The Institute of Medicine has released a report recommending that the Food and Drug Administration and the US Department of Agriculture consider “a fundamental shift in strategy” when it comes to nutrition labeling.” While the recommendation for a “front-of-package” (FOP) labeling system is not new, the IOM authors don’t just want the usual nutrition facts to be moved from the back of the package to the front; rather, new labels should specifically encourage shoppers to choose healthier products.
The authors cite EPA’s Energy Star program as a successful government labeling system, because it quickly identifies the most energy-efficient products and consumer awareness of the label’s meaning is high. While leaving the details (and the testing and implementation) up to FDA and USDA, the IOM committee recommends a system with the following characteristics:
- One simple, standard symbol translating information from the Nutrition Facts panel (NFP) on each product into a quickly and easily grasped health meaning,making healthier options unmistakable;
Calories in common household measure serving sizes (shelf tags to be used on bulk items such as fruits and vegetables as well as packaged goods), and
Zero to three nutritional “points” (for saturated and trans fats, sodium, and added sugars);
- Appearing on all grocery products, allowing consumers to compare food choices across and within categories (determination for universal implementation of the symbol system must be preceded by consumer testing and conducted in conjunction with an education and promotion program);
- Appearing in a consistent location across products;
- Practical to implement by being consistent with nutrition labeling regulations;
- Integrated with the NFP so that the FOP symbol system and the NFP are mutually reinforcing;
- Providing a non-proprietary, transparent translation of nutrition information into health meaning; and
- Made prominent and useful to consumers through an ongoing and frequently refreshed program of promotion integrating the efforts of all concerned parties.
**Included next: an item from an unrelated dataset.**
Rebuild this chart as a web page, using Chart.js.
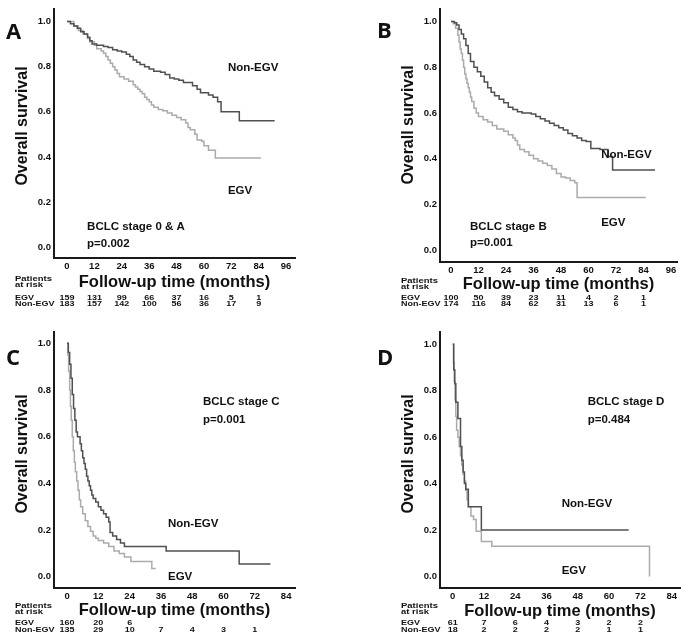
<!DOCTYPE html>
<html>
<head>
<meta charset="utf-8">
<title>Overall survival by BCLC stage</title>
<script src="https://cdn.jsdelivr.net/npm/chart.js@4.4.0/dist/chart.umd.min.js"></script>
<style>
  body { margin: 0; background: #fff; }
  #wrap { position: relative; width: 685px; height: 641px; }
  canvas { position: absolute; }
  #panelA { left: 0; top: 0; }
  #panelB { left: 340px; top: 0; }
  #panelC { left: 0; top: 320px; }
  #panelD { left: 340px; top: 320px; }
</style>
</head>
<body>
<div id="wrap">
  <canvas id="panelA" width="340" height="320"></canvas>
  <canvas id="panelB" width="345" height="320"></canvas>
  <canvas id="panelC" width="340" height="321"></canvas>
  <canvas id="panelD" width="345" height="321"></canvas>
</div>
<script>
'use strict';

// tick labels
let monthTicksAB = [0, 12, 24, 36, 48, 60, 72, 84, 96];
let monthTicksCD = [0, 12, 24, 36, 48, 60, 72, 84];
let survTicks = [0, 0.2, 0.4, 0.6, 0.8, 1.0];

// A - BCLC stage 0 & A
let timeA_non = [0, 1.5, 3, 4.5, 6, 7.5, 9, 10, 11, 13, 16, 18, 20, 22, 24, 26, 27.5, 29, 30.5, 32, 34, 36, 38, 41, 43, 45, 47, 49, 51, 55, 57, 58.5, 62, 64, 66, 67.5, 75.5, 91];
let survA_non = [1, 0.99, 0.98, 0.97, 0.955, 0.945, 0.93, 0.915, 0.9, 0.895, 0.89, 0.885, 0.875, 0.87, 0.865, 0.855, 0.845, 0.83, 0.82, 0.81, 0.80, 0.79, 0.78, 0.775, 0.765, 0.75, 0.745, 0.74, 0.73, 0.715, 0.70, 0.685, 0.675, 0.665, 0.645, 0.60, 0.56, 0.56];
let timeA_egv = [0, 3, 5, 7, 9, 10, 12, 13, 15, 16, 17, 18, 19, 20, 21, 22, 23, 25, 27, 29, 30, 31, 32, 33, 34, 35, 36, 37, 38, 40, 42, 44, 46, 48, 50, 52, 53, 54, 56, 57, 59, 60, 62, 65, 85];
let survA_egv = [1, 0.98, 0.96, 0.945, 0.925, 0.91, 0.895, 0.88, 0.87, 0.86, 0.845, 0.83, 0.815, 0.80, 0.785, 0.77, 0.755, 0.745, 0.735, 0.72, 0.71, 0.70, 0.69, 0.68, 0.665, 0.655, 0.645, 0.63, 0.62, 0.61, 0.605, 0.595, 0.585, 0.575, 0.565, 0.55, 0.53, 0.52, 0.50, 0.475, 0.47, 0.45, 0.43, 0.395, 0.395];
let riskA_egv = [159, 131, 99, 66, 37, 16, 5, 1];
let riskA_non = [183, 157, 142, 100, 56, 36, 17, 9];

// B - BCLC stage B
let timeB_non = [0, 1.5, 2.5, 3.5, 4.5, 5.5, 6.5, 7.5, 8.5, 10, 11.5, 13, 14.5, 16, 17.5, 19, 21, 23, 25, 27, 29, 31, 35, 37, 39, 41, 43, 45, 47, 49, 51, 53, 55, 57, 59, 61, 65, 68.5, 70.5, 89];
let survB_non = [1, 0.995, 0.985, 0.965, 0.945, 0.925, 0.895, 0.86, 0.825, 0.80, 0.78, 0.76, 0.735, 0.71, 0.69, 0.675, 0.66, 0.645, 0.625, 0.615, 0.605, 0.60, 0.595, 0.585, 0.575, 0.565, 0.555, 0.545, 0.535, 0.525, 0.51, 0.50, 0.49, 0.48, 0.475, 0.445, 0.44, 0.41, 0.35, 0.35];
let timeB_egv = [0, 1, 2, 3, 3.5, 4, 4.5, 5, 5.5, 6, 6.5, 7, 7.5, 8, 8.5, 9, 10, 11, 12, 14, 16, 18, 20, 23, 25, 27, 28, 29, 30, 32, 34, 36, 38, 40, 42, 44, 46, 48, 50, 52, 54, 55, 85];
let survB_egv = [1, 0.99, 0.97, 0.94, 0.91, 0.88, 0.86, 0.83, 0.80, 0.77, 0.75, 0.73, 0.71, 0.69, 0.67, 0.65, 0.62, 0.60, 0.585, 0.57, 0.56, 0.545, 0.53, 0.52, 0.505, 0.49, 0.48, 0.46, 0.44, 0.43, 0.415, 0.40, 0.39, 0.38, 0.37, 0.355, 0.335, 0.32, 0.315, 0.305, 0.295, 0.23, 0.23];
let riskB_egv = [100, 50, 39, 23, 11, 4, 2, 1];
let riskB_non = [174, 116, 84, 62, 31, 13, 6, 1];

// C - BCLC stage C
let timeC_non = [0, 0.5, 1, 1.5, 2, 2.5, 3, 3.5, 4, 5, 5.5, 6, 6.5, 7, 7.5, 8, 8.5, 9, 9.5, 10, 11, 12, 13, 14, 15, 16, 16.5, 17.5, 19, 20.5, 22, 38, 66, 78];
let survC_non = [1, 0.96, 0.91, 0.85, 0.78, 0.72, 0.67, 0.62, 0.60, 0.57, 0.54, 0.51, 0.485, 0.46, 0.43, 0.41, 0.39, 0.37, 0.35, 0.335, 0.32, 0.30, 0.285, 0.27, 0.255, 0.235, 0.19, 0.175, 0.16, 0.145, 0.13, 0.11, 0.055, 0.055];
let timeC_egv = [0, 0.3, 0.6, 1, 1.3, 1.6, 2, 2.4, 2.8, 3.2, 3.7, 4.2, 4.7, 5.2, 6, 7, 8, 9, 10, 11, 12, 14, 16, 18, 20, 22, 24.5, 32.5, 34];
let survC_egv = [1, 0.95, 0.88, 0.80, 0.73, 0.67, 0.60, 0.54, 0.49, 0.45, 0.41, 0.37, 0.33, 0.30, 0.27, 0.24, 0.215, 0.195, 0.175, 0.165, 0.155, 0.145, 0.13, 0.11, 0.10, 0.085, 0.065, 0.035, 0.035];
let riskC_egv = [160, 20, 6, null, null, null, null];
let riskC_non = [135, 29, 10, 7, 4, 3, 1];

// D - BCLC stage D
let timeD_non = [0, 0.4, 0.8, 1.2, 2, 3, 3.5, 4, 4.5, 5, 6, 11, 67.5];
let survD_non = [1, 0.89, 0.83, 0.75, 0.68, 0.56, 0.50, 0.45, 0.40, 0.375, 0.30, 0.20, 0.20];
let timeD_egv = [0, 0.3, 0.6, 0.9, 1.2, 1.5, 2, 2.5, 3, 3.5, 4, 4.5, 5, 5.5, 6, 7, 8, 9, 11, 15, 75.5];
let survD_egv = [1, 0.92, 0.84, 0.76, 0.69, 0.63, 0.60, 0.56, 0.52, 0.48, 0.44, 0.41, 0.37, 0.33, 0.30, 0.26, 0.245, 0.195, 0.15, 0.13, 0];
let riskD_egv = [61, 7, 6, 4, 3, 2, 2];
let riskD_non = [18, 2, 2, 2, 2, 1, 1];

let fam = '"Liberation Sans", Arial, sans-serif';
let darkLine = '#505050';
let lightLine = '#ababab';

function toPoints(t, s) {
    let pts = [];
    for (let i = 0; i < t.length; i++) {
        pts.push({ x: t[i], y: s[i] });
    }
    return pts;
}

// text drawn squashed vertically, like the at-risk table in the figure
function squish(ctx, text, x, y, sy) {
    ctx.save();
    ctx.translate(x, y);
    ctx.scale(1, sy);
    ctx.fillText(text, 0, 0);
    ctx.restore();
}

function textPlugin(p) {
    return {
        id: 'panelText',
        afterDraw(chart) {
            let ctx = chart.ctx;
            let xs = chart.scales.x;
            let ys = chart.scales.y;
            ctx.save();
            ctx.fillStyle = '#111';
            ctx.textAlign = 'left';
            ctx.textBaseline = 'alphabetic';
            ctx.font = 'bold 22px "Open Sans", sans-serif';
            ctx.fillText(p.letter, p.letterX, p.letterY);

            // y axis title
            ctx.save();
            ctx.translate(p.yTitle[0], p.yTitle[1]);
            ctx.rotate(-Math.PI / 2);
            ctx.textAlign = 'center';
            ctx.textBaseline = 'middle';
            ctx.font = 'bold 16px ' + fam;
            ctx.fillText('Overall survival', 0, 0);
            ctx.restore();

            ctx.font = 'bold 11.5px ' + fam;
            ctx.textBaseline = 'middle';
            p.notes.forEach(n => {
                ctx.fillText(n.text, xs.getPixelForValue(n.x), ys.getPixelForValue(n.y));
            });

            ctx.font = 'bold 9.5px ' + fam;
            squish(ctx, 'Patients', p.riskX, p.patY[0], 0.7);
            squish(ctx, 'at risk', p.riskX, p.patY[1], 0.7);
            ctx.font = 'bold 9px ' + fam;
            squish(ctx, 'EGV', p.riskX, p.rowY[0], 0.8);
            squish(ctx, 'Non-EGV', p.riskX, p.rowY[1], 0.8);
            ctx.textAlign = 'center';
            for (let i = 0; i < p.ticks.length; i++) {
                let x = xs.getPixelForValue(p.ticks[i]);
                if (p.egv[i] != null) squish(ctx, String(p.egv[i]), x, p.rowY[0], 0.8);
                if (p.non[i] != null) squish(ctx, String(p.non[i]), x, p.rowY[1], 0.8);
            }
            ctx.restore();
        }
    };
}

function renderPanel(p) {
    let ctx = document.getElementById(p.id).getContext('2d');
    return new Chart(ctx, {
        type: 'line',
        data: {
            datasets: [{
                label: 'Non-EGV',
                data: toPoints(p.tNon, p.sNon),
                borderColor: darkLine,
                borderWidth: 1.5,
                stepped: true,
                pointRadius: 0,
                fill: false
            }, {
                label: 'EGV',
                data: toPoints(p.tEgv, p.sEgv),
                borderColor: lightLine,
                borderWidth: 1.5,
                stepped: true,
                pointRadius: 0,
                fill: false
            }]
        },
        options: {
            responsive: false,
            animation: false,
            devicePixelRatio: 1,
            layout: { padding: p.pad },
            plugins: { legend: { display: false }, tooltip: { enabled: false } },
            scales: {
                x: {
                    type: 'linear',
                    min: p.xMin,
                    max: p.xMax,
                    afterBuildTicks: s => { s.ticks = p.ticks.map(v => ({ value: v })); },
                    afterFit: s => { s.height = p.xH; },
                    grid: { display: false, drawTicks: false },
                    border: { display: true, color: '#1a1a1a', width: 2 },
                    ticks: {
                        color: '#111',
                        padding: p.tickPadX,
                        maxRotation: 0,
                        autoSkip: false,
                        font: { family: fam, size: 9.5, weight: 'bold' },
                        callback: v => String(v)
                    },
                    title: {
                        display: true,
                        text: 'Follow-up time (months)',
                        color: '#111',
                        font: { family: fam, size: 16.5, weight: 'bold' },
                        padding: { top: 0, bottom: 0 }
                    }
                },
                y: {
                    type: 'linear',
                    min: p.yMin,
                    max: p.yMax,
                    afterBuildTicks: s => { s.ticks = survTicks.map(v => ({ value: v })); },
                    afterFit: s => { s.width = 44; },
                    grid: { display: false, drawTicks: false },
                    border: { display: true, color: '#1a1a1a', width: 2 },
                    ticks: {
                        color: '#111',
                        padding: 3,
                        font: { family: fam, size: 9.5, weight: 'bold' },
                        callback: v => v.toFixed(1)
                    }
                }
            }
        },
        plugins: [textPlugin(p)]
    });
}

renderPanel({
    id: 'panelA', letter: 'A', letterX: 6, letterY: 39, yTitle: [23, 126],
    tNon: timeA_non, sNon: survA_non, tEgv: timeA_egv, sEgv: survA_egv,
    egv: riskA_egv, non: riskA_non, ticks: monthTicksAB,
    xMin: -5.7, xMax: 99.9, yMin: -0.048, yMax: 1.057,
    pad: { left: 10, right: 45, top: 6, bottom: 27.5 }, xH: 34.5, tickPadX: 3,
    riskX: 15, patY: [279, 285.5], rowY: [298, 304],
    notes: [
        { text: 'Non-EGV', x: 70.5, y: 0.794 },
        { text: 'EGV', x: 70.5, y: 0.25 },
        { text: 'BCLC stage 0 & A', x: 8.8, y: 0.088 },
        { text: 'p=0.002', x: 8.8, y: 0.013 }
    ]
});

renderPanel({
    id: 'panelB', letter: 'B', letterX: 37, letterY: 38, yTitle: [68.5, 125],
    tNon: timeB_non, sNon: survB_non, tEgv: timeB_egv, sEgv: survB_egv,
    egv: riskB_egv, non: riskB_non, ticks: monthTicksAB,
    xMin: -4.8, xMax: 98.6, yMin: -0.052, yMax: 1.056,
    pad: { left: 56, right: 8, top: 6, bottom: 26.1 }, xH: 31.9, tickPadX: 2.5,
    riskX: 61, patY: [281, 287], rowY: [298.5, 304],
    notes: [
        { text: 'Non-EGV', x: 65.5, y: 0.416 },
        { text: 'EGV', x: 65.5, y: 0.121 },
        { text: 'BCLC stage B', x: 8.3, y: 0.104 },
        { text: 'p=0.001', x: 8.3, y: 0.03 }
    ]
});

renderPanel({
    id: 'panelC', letter: 'C', letterX: 6, letterY: 45, yTitle: [23, 134],
    tNon: timeC_non, sNon: survC_non, tEgv: timeC_egv, sEgv: survC_egv,
    egv: riskC_egv, non: riskC_non, ticks: monthTicksCD,
    xMin: -5, xMax: 87.4, yMin: -0.048, yMax: 1.048,
    pad: { left: 10, right: 45, top: 12, bottom: 20.4 }, xH: 32.6, tickPadX: 2.5,
    riskX: 15, patY: [286, 292.5], rowY: [303, 310.5],
    notes: [
        { text: 'BCLC stage C', x: 52.1, y: 0.748 },
        { text: 'p=0.001', x: 52.1, y: 0.671 },
        { text: 'Non-EGV', x: 38.7, y: 0.226 },
        { text: 'EGV', x: 38.7, y: 0.0 }
    ]
});

renderPanel({
    id: 'panelD', letter: 'D', letterX: 37, letterY: 45, yTitle: [68.5, 134],
    tNon: timeD_non, sNon: survD_non, tEgv: timeD_egv, sEgv: survD_egv,
    egv: riskD_egv, non: riskD_non, ticks: monthTicksCD,
    xMin: -4.87, xMax: 87.2, yMin: -0.05, yMax: 1.053,
    pad: { left: 56, right: 5, top: 12, bottom: 20.1 }, xH: 32.9, tickPadX: 2.5,
    riskX: 61, patY: [286, 292], rowY: [303.5, 310],
    notes: [
        { text: 'BCLC stage D', x: 51.8, y: 0.751 },
        { text: 'p=0.484', x: 51.8, y: 0.674 },
        { text: 'Non-EGV', x: 41.8, y: 0.313 },
        { text: 'EGV', x: 41.8, y: 0.026 }
    ]
});
</script>
</body>
</html>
A news release accompanying the report gives some examples of how this might work:
The report envisions a rating system in which foods and beverages earn points if their amounts of nutrients of concern — saturated and trans fats, sodium, and added sugars — are at or below levels considered acceptable based on qualifying criteria. The more points a food or beverage has, the healthier it is. A product could earn up to three points, one each for having sodium and added sugars that do not exceed threshold amounts and one for having saturated and trans fats below designated levels. For example, 100 percent whole wheat bread could qualify for all three points while graham crackers could earn two points for having levels of sodium and saturated and trans fats below the thresholds. Points would be graphically displayed on packaging as check marks, stars, or some other icon to be determined by the U.S. Food and Drug Administration.
Foods and beverages should pass a separate set of criteria to determine if they are eligible to earn points at all, the report adds. If a product exceeds the eligibility criteria for any one of the nutrients of concern, it would not be able to display any points. For example, a sugar-sweetened soda could not earn points for having low sodium and no saturated or trans fats because its added sugar content is too high.
Whether a food or beverage qualifies for points or not, it should prominently display the amount of calories per serving with servings described in familiar measurements, such as per slice or per cup. The front-of-package icons should also direct shoppers to the Nutrition Facts Panel on the reverse to get additional information about the healthfulness of products.
While I appreciate and make use of the Nutrition Facts already required on packaged foods and beverages, I recognize that their presence doesn’t always translate into healthy purchasing decisions. I’ve had a few realizations over the years that what I thought was a low-calorie meal was only low-calorie if I left half of it in the container. I often have to remind myself that foods trumpeting their low fat content may still be loaded with added sugar, and that I need to look carefully at the per-serving sodium content of a soup that’s surprisingly tasty. A system like the one the IOM committee recommends would eliminate the need for me to know and remind myself about these things.
And then there’s the issue of price. Shoppers who work hard to keep their grocery bills low are probably paying more attention to cost comparisons that calorie counts. A simpler label that helps shoppers easily spot the healthiest products could make it easier to identify items that are both affordable and nutritious. And the existence of such a label could encourage food manufacturers to cut the amounts of sodium, fat, and added sugar they’re using.
These recommendations are only the first step in what will be a long (and, I’m sure, contentious) process to improve nutritional labeling. If the end result is healthier food consumption, it’ll be worth the effort.